As you might imagine, after building my coding skillset I’ve wanted to codify some of these learnings. One strategy that caught my attention was Robopip’s inside bar strategy that is featured under “Trading Systems’’ here at Babypips. It took me about 4 hours to codify it. I started cranking it through my testing regimen, and after some observation, decided that I wanted to create my own version of it. I’ve consulted with ProfessorPIPs on the overall strategy, and also have played with his IB bot, which interestingly shares some of the same ideas I had! We have such a great, supportive community here at BP, I cannot stress enough how thankful I am for all of you.
In summary, my approaches have shifted away from indicators and more towards price action. Now looking for more than just momentum. I think I’ve grown a bit. Ultimately I think the best success is a blend of complementary techniques, and that can take many forms.
5. Do you have any trading “mistakes” you still find yourself doing? What are they and why do you think it has been difficult to avoid?
I think I’m probably guilty of any trading sin you can imagine. I’d like to say I’ve overcome all of it, but in truth, I’ve overcome nearly none of it.
When I manually trade, I do everything wrong from an emotional perspective, and that’s another reason it’s a REALLY good idea for me to write EAs that don’t have feelings. I can get in a trade knowing I’m by design on the wrong side of a spread and still sweat that it’s down. I’ll watch ticks come in a little up, then a little down, then a little up, then a little down, and start to think “This wasn’t the trade you thought it was! You’re just stuck here now and it’s gonna screw you! You know it will!” I tell that voice to shut up and trust the trade plan, and then it jerks the wrong way and you’re like uuuuuugh! After some agonizing amount of time, it reverses, and the second you’re profitable you want to get out immediately just to break even. This is not the way. Maybe it didn’t turn around. Maybe it hit a stop and I’m looking at my account balance down and the urge to revenge trade and take some position outside of my trade plan creeps in. You just want to make the losses back.
I’m convinced after all this time that the Forex market drinks our tears with joy. I know everyone always says it, but the psychological component of Forex trading is one of the most important parts. I’ve got to be honest, I’m terrible at that part. I’m a gushy, emotional, wine-drinking, impulsive weakling. I’m much better off building a robot with what I think is the statistically best configuration, turning it loose, and function-checking it. I wasn’t made to trade currencies (even though I love currency trading). Ironic, isn’t it?

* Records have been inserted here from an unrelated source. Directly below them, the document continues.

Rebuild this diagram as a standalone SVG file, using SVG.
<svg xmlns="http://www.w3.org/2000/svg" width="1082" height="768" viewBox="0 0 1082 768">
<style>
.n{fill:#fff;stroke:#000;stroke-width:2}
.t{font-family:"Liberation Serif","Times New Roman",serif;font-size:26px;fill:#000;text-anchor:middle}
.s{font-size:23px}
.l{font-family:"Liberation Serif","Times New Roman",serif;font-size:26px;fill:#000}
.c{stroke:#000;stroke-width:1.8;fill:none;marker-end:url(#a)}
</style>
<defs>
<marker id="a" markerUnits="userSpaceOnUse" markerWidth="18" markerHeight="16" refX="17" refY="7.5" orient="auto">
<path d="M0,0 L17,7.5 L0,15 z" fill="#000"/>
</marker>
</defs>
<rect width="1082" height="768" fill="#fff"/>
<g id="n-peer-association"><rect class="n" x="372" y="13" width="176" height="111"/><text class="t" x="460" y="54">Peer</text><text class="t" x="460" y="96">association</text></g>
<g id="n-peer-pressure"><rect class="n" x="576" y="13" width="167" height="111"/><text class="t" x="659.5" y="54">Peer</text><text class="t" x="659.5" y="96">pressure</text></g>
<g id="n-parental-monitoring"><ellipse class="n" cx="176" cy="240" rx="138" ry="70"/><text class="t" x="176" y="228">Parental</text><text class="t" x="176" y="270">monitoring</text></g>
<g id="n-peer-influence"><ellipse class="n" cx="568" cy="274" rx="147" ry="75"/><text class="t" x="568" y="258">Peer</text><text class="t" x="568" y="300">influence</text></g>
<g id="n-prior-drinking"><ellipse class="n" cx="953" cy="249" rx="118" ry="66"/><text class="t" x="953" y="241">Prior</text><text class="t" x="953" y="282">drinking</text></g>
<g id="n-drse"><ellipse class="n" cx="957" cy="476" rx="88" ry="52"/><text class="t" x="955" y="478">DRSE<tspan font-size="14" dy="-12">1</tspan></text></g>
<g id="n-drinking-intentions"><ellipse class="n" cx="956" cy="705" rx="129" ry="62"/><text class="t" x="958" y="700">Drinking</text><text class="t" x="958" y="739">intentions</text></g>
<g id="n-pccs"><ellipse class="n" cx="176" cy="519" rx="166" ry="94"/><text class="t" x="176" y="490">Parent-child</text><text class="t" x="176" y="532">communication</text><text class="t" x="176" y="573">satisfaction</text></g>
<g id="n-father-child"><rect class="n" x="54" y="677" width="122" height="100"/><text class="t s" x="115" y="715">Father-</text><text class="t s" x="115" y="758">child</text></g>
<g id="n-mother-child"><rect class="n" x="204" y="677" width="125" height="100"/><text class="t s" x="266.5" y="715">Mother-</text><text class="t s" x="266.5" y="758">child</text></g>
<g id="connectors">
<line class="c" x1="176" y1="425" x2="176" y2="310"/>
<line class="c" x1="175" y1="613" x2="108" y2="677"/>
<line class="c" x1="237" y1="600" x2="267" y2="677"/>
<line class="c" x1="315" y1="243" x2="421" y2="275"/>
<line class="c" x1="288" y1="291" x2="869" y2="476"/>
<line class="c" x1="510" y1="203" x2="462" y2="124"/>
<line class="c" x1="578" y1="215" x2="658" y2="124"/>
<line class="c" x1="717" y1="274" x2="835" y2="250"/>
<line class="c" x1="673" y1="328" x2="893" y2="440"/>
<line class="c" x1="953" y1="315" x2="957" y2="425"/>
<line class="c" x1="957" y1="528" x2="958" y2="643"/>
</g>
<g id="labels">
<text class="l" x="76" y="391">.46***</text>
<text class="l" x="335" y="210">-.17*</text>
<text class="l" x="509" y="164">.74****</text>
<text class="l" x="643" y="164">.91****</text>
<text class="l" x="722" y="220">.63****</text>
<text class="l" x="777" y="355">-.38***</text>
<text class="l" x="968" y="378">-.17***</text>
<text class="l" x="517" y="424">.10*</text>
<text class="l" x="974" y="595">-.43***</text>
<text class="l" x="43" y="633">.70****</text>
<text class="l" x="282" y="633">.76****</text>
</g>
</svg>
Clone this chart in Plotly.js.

6. What do you think are some of the most popular trading misconceptions?
Specific to Forex, the king misconception is difficulty for sure. That cherished chart setup that works so well for stocks is useless. That 1:2 risk:reward ratio you trade other things with… bwahaha. Those profits you thought you just made… we’ll take those back thank you. The way forex price action retraces and whipsaws lends itself to things like 2-tiered exits, locking in small, easily achievable profits, then trailing SL should the move continue. Forex is famous for fakeouts instead of breakouts. I don’t think people fully comprehend how different and difficult it can be.
7. What’s your opinion on cryptocurrencies?
This is such a complicated thing. I think we need to examine crypto on two fronts. First, we should recognize that blockchain represents the future.
It changes how we do contracts, how currencies work, and even potentially how compute itself works. Decentralizing transactions has a lot of potentials, and I believe we will witness a new world where cryptocurrencies in many cases gain the legitimacy of central bank currencies. How the existing markets react to and adopt that remains to be seen.
The second perspective we have to take on cryptocurrencies is as an investment instrument. If I would have dropped a few thousand on Dogecoin in Jan of this year I’d be typing this from my boat right now. At the same time, I got excited about ICP when it launched, and took a 75% hit before I finally, reluctantly gave up on it. I view crypto investing as Wild West. If you’ve got a spare change to risk on something it MIGHT pay off big, it might do jack ****.
Right now most crypto seems to be rising and falling with Bitcoin, and I’d like to see that decouple a bit. Ethereum seems really promising, and I may get into that at some point. Like all investments, do your DD and only risk money you can afford to lose. One final thought on crypto, I’ve become a Chia farmer. I like how it moves the focus from processor cycles to storage space. As of this writing, I only have ~160 plots and have not yet earned a single XCH, but I believe all these hard drives will eventually pay off!
8. If you could thank one person who contributed positively to your trading journey, who would you thank?
Kathy Lien. I have learned more from her than anyone else. She is so smart and considerate of subject matter, it helped me frame my Forex trading mindset from the beginning. I’ve read several of her books, and very highly recommend her teaching.
9. Which among the BabyPips forum threads (that are not your own) do you find the most interesting? Why?
I can’t cite a single thread, but I’m a sucker for trading systems threads. I LOVE reading about how other people structure their entry criteria, exit targets, stops, trailing stops, etc. The different uses of indicators and price movement are infinitely interesting to me.
10. What’s the most memorable advice (trading-related or otherwise) you’ve ever received and why?
(Non-trading) If I could pass on one set of advice that has made the difference for me it would be this: Be a light in the darkness. A single act of kindness can shatter cynicism and spread. Be strong enough to be soft. The world has enough hardasses. Love everyone, especially those that are different from you. Empower others. Forgive. Wear your emotions on your sleeve and show your heart to everyone without fear. Strength isn’t a strong arm, it’s being able to do the right thing when the right thing is hard to do. Always try to look at it from someone else’s point of view. Inspire people. Break the rules. Never be afraid to fail. Finally as always… take chances, make mistakes, get messy! Much love my Babypips peeps. See you all on the forums!